Noem says National Guard troops to return from border

By STEPHEN GROVES Associated Press

SIOUX FALLS, S.D. (AP) — South Dakota Gov. Kristi Noem announced Friday that National Guard troops that she deployed to the U.S. border with Mexico will return later this month.

The Republican governor deployed 48 National Guard troops to Texas in July. The deployment came in response to a request from Texas and Arizona to send law enforcement officers under an agreement between states to assist during emergencies. Noem said the soldiers encountered more than 6,000 people crossing the border in the month and a half they were stationed there.

“Unfortunately, because of the Biden Administration’s failed border policies, the system has become one of facilitating the crossing of illegal immigrants into our country,” she said in a statement.

Overall, U.S. authorities stopped migrants about 210,000 times at the border in July, up from 188,829 in June and the highest in more than 20 years.

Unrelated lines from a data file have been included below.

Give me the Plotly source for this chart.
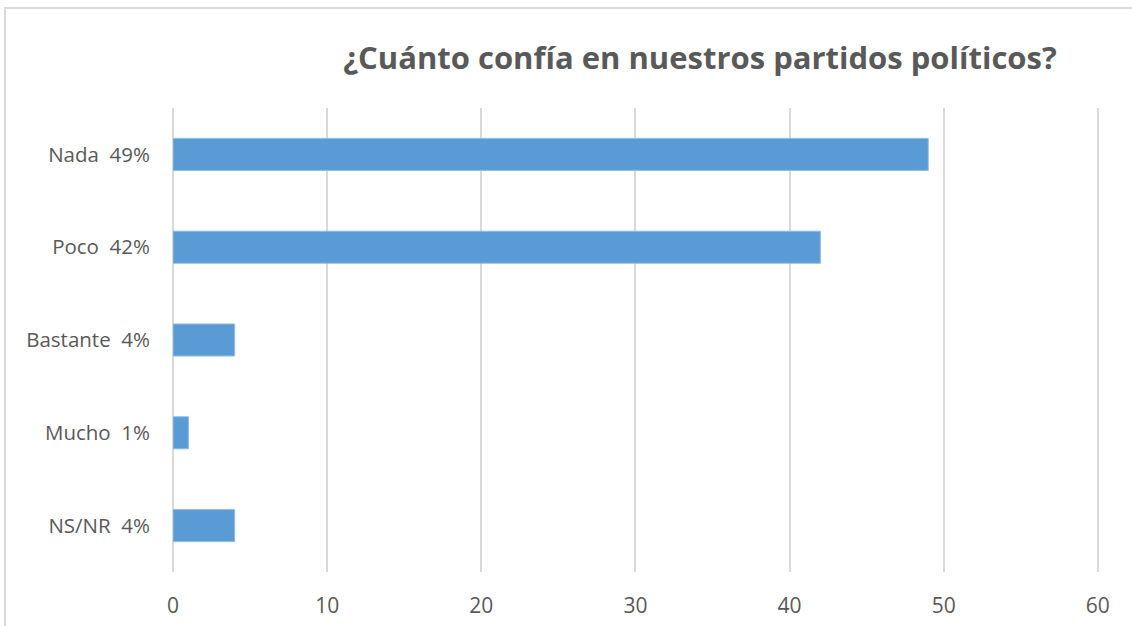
import plotly.graph_objects as go

# confidence in political parties (survey results, %)
categories = ['Nada', 'Poco', 'Bastante', 'Mucho', 'NS/NR']
values = [49, 42, 4, 1, 4]
x_ticks = [0, 10, 20, 30, 40, 50, 60]

labels = ['{}\u00a0\u00a0{}%'.format(c, v) for c, v in zip(categories, values)]

fig = go.Figure()
fig.add_trace(go.Bar(
    y=labels, x=values, orientation='h',
    marker=dict(color='#5b9bd5', line=dict(color='#8fbbe3', width=1)),
    width=0.345,
))

grey = '#595959'
fig.update_layout(
    width=1132, height=626,
    margin=dict(l=173, r=33, t=108, b=54),
    paper_bgcolor='white', plot_bgcolor='white',
    title=dict(text='<b>¿Cuánto confía en nuestros partidos políticos?</b>',
               x=(700 / 1132), xanchor='center', y=1 - 58 / 626, yanchor='middle',
               font=dict(family='Open Sans', size=31, color=grey)),
    showlegend=False,
    font=dict(family='Open Sans', color=grey),
    # chart frame, partly cropped by the picture edge
    shapes=[dict(type='rect', xref='paper', yref='paper',
                 x0=(5 - 173) / 926, x1=1.2, y0=-0.3, y1=(572 - 8) / 464,
                 line=dict(color='#d9d9d9', width=2), layer='below')],
)
fig.update_xaxes(range=[0, 60.08], tickvals=x_ticks, showgrid=True, gridcolor='#d9d9d9',
                 gridwidth=2, zeroline=True, zerolinecolor='#d9d9d9', zerolinewidth=2,
                 showline=False, ticklabelstandoff=19, tickfont=dict(size=21, color=grey),
                 fixedrange=True, automargin=False)
fig.update_yaxes(categoryorder='array', categoryarray=labels, autorange='reversed',
                 showgrid=False, showline=False, ticklabelstandoff=22,
                 tickfont=dict(size=20.5, color=grey), fixedrange=True, automargin=False)

fig.write_html('out.html', config={'displayModeBar': False},
               post_script="document.body.style.margin='0';")
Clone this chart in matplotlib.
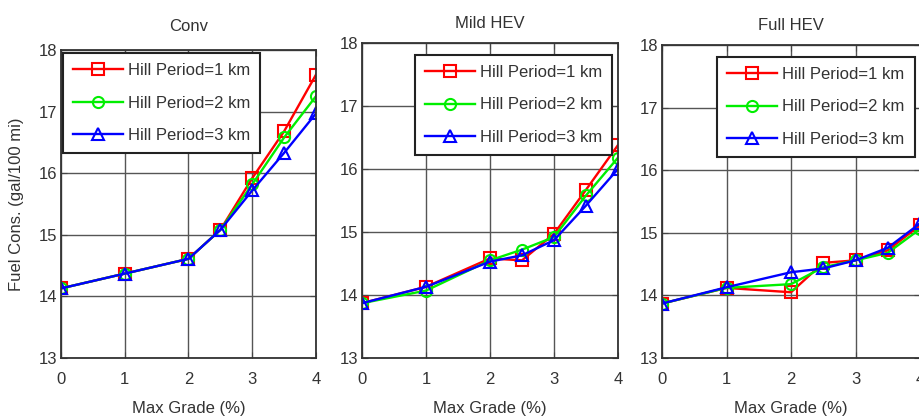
import matplotlib
matplotlib.use("Agg")
import matplotlib.pyplot as plt

plt.rcParams['font.family'] = ['Liberation Sans', 'DejaVu Sans']

# ---- data ----
max_grade = [0, 1, 2, 2.5, 3, 3.5, 4]
series_labels = ["Hill Period=1 km", "Hill Period=2 km", "Hill Period=3 km"]
panel_titles = ["Conv", "Mild HEV", "Full HEV"]
x_ticks = [0, 1, 2, 3, 4]
y_ticks = [13, 14, 15, 16, 17, 18]

conv_1km = [14.13, 14.37, 14.61, 15.08, 15.92, 16.68, 17.60]
conv_2km = [14.13, 14.37, 14.61, 15.08, 15.82, 16.58, 17.25]
conv_3km = [14.13, 14.37, 14.61, 15.08, 15.72, 16.33, 16.97]

mild_1km = [13.87, 14.13, 14.58, 14.55, 14.97, 15.67, 16.38]
mild_2km = [13.87, 14.07, 14.55, 14.72, 14.92, 15.58, 16.18]
mild_3km = [13.87, 14.13, 14.53, 14.63, 14.87, 15.42, 16.00]

full_1km = [13.87, 14.12, 14.05, 14.52, 14.56, 14.72, 15.12]
full_2km = [13.87, 14.12, 14.18, 14.45, 14.56, 14.68, 15.06]
full_3km = [13.87, 14.13, 14.37, 14.43, 14.56, 14.76, 15.15]

panels = [
    [conv_1km, conv_2km, conv_3km],
    [mild_1km, mild_2km, mild_3km],
    [full_1km, full_2km, full_3km],
]

# ---- style ----
W, H = 919, 419
colors = ["#ff0000", "#00ee00", "#0000ff"]
markers = ["s", "o", "^"]
txt = "#333333"

# axes pixel boxes: (left, right, top, bottom)
boxes = [(61, 316, 50, 358), (362, 618, 43, 358), (662, 920, 45, 358)]
legend_anchor = [("upper left", (0.008, 0.99)),
                 ("upper right", (0.977, 0.962)),
                 ("upper right", (0.98, 0.962))]
title_pad = [14, 11, 11]

fig = plt.figure(figsize=(W / 100, H / 100), dpi=100)

for i, (l, r, t, b) in enumerate(boxes):
    ax = fig.add_axes([l / W, (H - b) / H, (r - l) / W, (b - t) / H])
    for data, c, m, lab in zip(panels[i], colors, markers, series_labels):
        ax.plot(max_grade, data, color=c, marker=m, markersize=8,
                markerfacecolor="none", markeredgecolor=c, markeredgewidth=1.5,
                linewidth=1.7, label=lab)
    ax.set_xlim(0, 4)
    ax.set_ylim(13, 18)
    ax.set_xticks(x_ticks)
    ax.set_yticks(y_ticks)
    ax.grid(True, color="#555555", linewidth=1.0, linestyle="-")
    ax.set_axisbelow(True)
    ax.tick_params(direction="in", top=True, right=True, length=4,
                   labelsize=12, labelcolor=txt, color="#444444", pad=3)
    ax.tick_params(axis="x", pad=10)
    for s in ax.spines.values():
        s.set_color("#333333")
        s.set_linewidth(1.3)
    ax.set_title(panel_titles[i], fontsize=12, color=txt, pad=title_pad[i])
    ax.set_xlabel("Max Grade (%)", fontsize=12, color=txt, labelpad=10)
    if i == 0:
        ax.set_ylabel("Fuel Cons. (gal/100 mi)", fontsize=12, color=txt, labelpad=10)
    loc, anchor = legend_anchor[i]
    leg = ax.legend(loc=loc, bbox_to_anchor=anchor, borderaxespad=0,
                    fontsize=12, handlelength=3.0, labelspacing=1.05,
                    handletextpad=0.3, borderpad=0.6, fancybox=False,
                    framealpha=1, edgecolor="#222222")
    leg.get_frame().set_linewidth(1.5)
    for tx in leg.get_texts():
        tx.set_color(txt)

fig.savefig("out.png", dpi=100)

But the numbers aren’t directly comparable because many crossed repeatedly under a pandemic-related ban that expelled people from the country immediately without giving them a chance to seek asylum but carried no legal consequences.

A federal judge ruled Thursday that the U.S. government’s practice of denying migrants a chance to apply for asylum on the Mexican border until space opens up to process claims is unconstitutional.

After a visit to the border in July, Noem had said she would consider keeping the troops in Texas beyond a two-month deployment but wanted Texas to cover some of that cost. Noem said Friday that Texas no longer needed South Dakota’s help and that it would increase “its financial commitment and manpower from within the state.”

Noem was heavily criticized for accepting a $1 million donation from a private foundation to fund the National Guard’s deployment. Experts said it set a troubling precedent in which a wealthy patron can effectively commandeer U.S. military might to address private political motivations.

But with the support of the top general of the South Dakota National Guard, Noem did not back down.

However, the House Armed Services Committee this week moved to block states from accepting private funds to pay for cross-state National Guard deployments. The proposed condition was added to the annual National Defense Authorization Act.

South Dakota will send 125 National Guard troops to the southern border next month as part of a federal deployment.